With the end of the financial year fast approaching, ASFA's ROSS CLARE highlights some opportunities and tips to help you make the most of your superannuation before 30 June.
While superannuation is a long-term proposition for Australians, there are also opportunities to improve your superannuation balance in the run-up to the end of the financial year. In many cases there is a need to act soon if you want to have a contribution or other transaction processed in time.
Like private health insurance benefit caps for dental and optical expenses, it can be an annual ‘use it or lose it’ exercise. Contribution and other superannuation caps generally reset each financial year.
For this financial year and also next financial year the concessional contributions cap is $27,500. The concessional cap applies to contributions that come from your before tax income and which are generally taxed at the rate of 15% when they are received by a superannuation fund rather than at your personal marginal income tax rate. A higher tax rate applies when your contributions and taxable income exceed $250,000 a year. Your employer Superannuation Guarantee contributions are concessional contributions, as are salary sacrifice contributions and contributions for which you claim a personal tax deduction in your tax return.
Carry forward rules allow you to make extra concessional contributions—above the general concessional contributions cap—without having to pay extra tax. This involves accessing unused concessional cap amounts from previous years. However, this is only available when your total super balance at the end of 30 June of the previous financial year is less than $500,000. Other conditions also apply.
It can also be worthwhile for some individuals to make non-concessional contributions. You do not get a tax deduction for these but there is generally a lower rate of tax applying to investment earnings within superannuation. The general cap for these contributions is generally $100,000 but in some cases you can bring forward your cap from future years to increase the amount you can contribute. Various conditions and limits apply so as with concessional contributions talk to your fund first or seek professional tax or financial advice before making such contributions.
if you’re a low or middle-income earner and make personal (after-tax) contributions to your super fund, the Government may also make a contribution (called a co-contribution) up to a maximum amount of $500. The amount of government co-contribution you receive depends on your income and how much you contribute. You don’t need to apply for the super co-contribution. When you lodge your tax return, the ATO will work out if you’re eligible and make any required payment to your fund.

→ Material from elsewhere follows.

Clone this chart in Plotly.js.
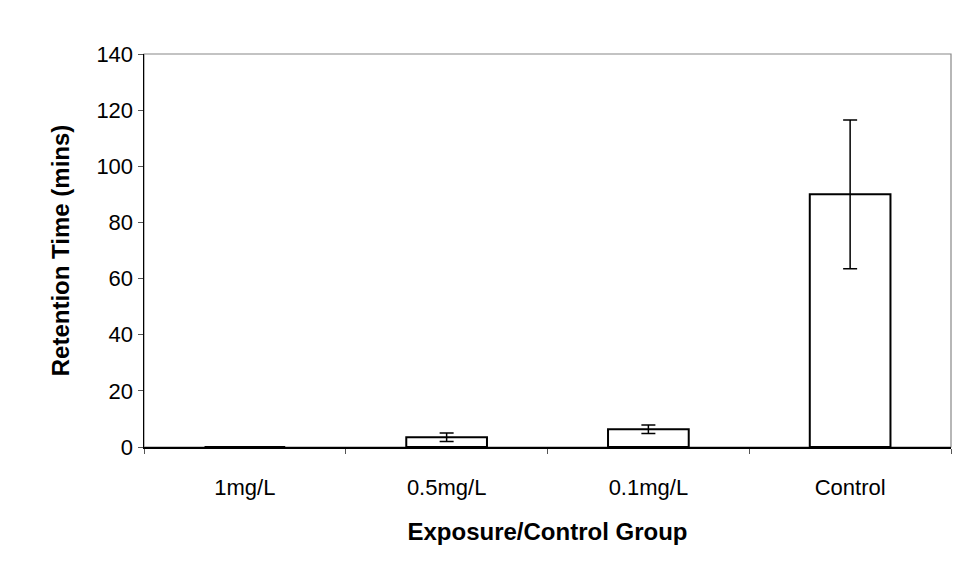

Starting up an account-based income stream with your superannuation balance can make good sense when you retire. Investment earnings supporting an income stream are tax free, and income streams are generally free from tax when you are aged 60 and over.
There is though a lifetime limit on the total amount of super that can be transferred into tax-free retirement phase income streams, including most pensions and annuities. On 1 July 2023, the general transfer balance cap will index by $200,000 to $1.9 million. So if your are thinking about starting up an income stream and your super balance is over $1.7 million, you might want to think about waiting until after 30 June.
Also, for those retiring soon but with lower super balances getting as much money into tax advantaged super as possible before retirement could be a good move. Many individuals can make full use of both concessional and non-concessional caps, including the measures described above which allow carry forward of past unused caps or bringing forward the use of future caps. Age limits and work tests can apply, so talk to your fund or financial adviser before making any contributions.